Così la Fiorentina, da grande squadra quale vuole essere (ed è sulla buona strada), ieri è arrivata all’Azzurri d’Italia con un nuovo vestito, col piglio di chi vuole prendersi l’intera posta in palio e con i cosiddetti rincalzi desiderosi di fare bene: quattro difensori, tre centrocampisti, un rifinitore dietro le punte (Fernandez) e due attaccanti, l’immancabile Pepito Rossi e il polacco Wolski, alla prima vera chance da titolare dopo la comparsata nel finale di stagione scorso contro il Pescara. Zero a due che fa gongolare Montella:

“È stata una prova di maturità, che lascia senza dubbio sperare per il futuro. Wolski? Ha fatto una partita di intensità, era timido poi pian piano è maturato. Pizarro? Sappiamo giocare anche in altri modi, comunque sappiamo cosa ci può dare quando gioca. Meglio in trasferta rispetto al campionato scorso? Non so se è tutto giusto rapportare tutto anche col finale dell’anno scorso, queste ultime trasferte mi sono piaciute tantissimo, abbiamo giocato da squadra matura, da gruppo che è consapevole della propria forza. Considerando che mancavano anche giocatori di spessore, c’è stata una crescita. I gol non presi? Noi lavoriamo sempre in tutte le lacune in allenamento. Neto? Ha fatto una grande partita oggi, sta crescendo e noi siamo molto contenti di lui”.

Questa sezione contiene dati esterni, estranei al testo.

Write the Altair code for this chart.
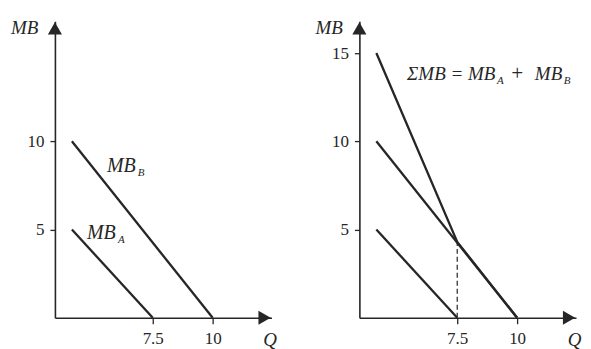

Insomma, a Firenze dopo il pomeriggio nero di otto giorni fa l’euforia e l’ottimismo avevano lasciato spazio a un certo scoramento: in 4 giorni la squadra ha segnato 5 gol senza prenderne, ha vinto e ha convinto, dimostrando da avere una rosa valida per tutte le evenienze e un allenatore abilissimo nelle alchimie dello spogliatoio; in partita poi dalla panchina le partite vengono lette in maniera sapiente, per non dire scientifica. Sono questi i dettagli (si possono definire solo tali?!?) che rendono la Fiorentina una squadra seria, serissima.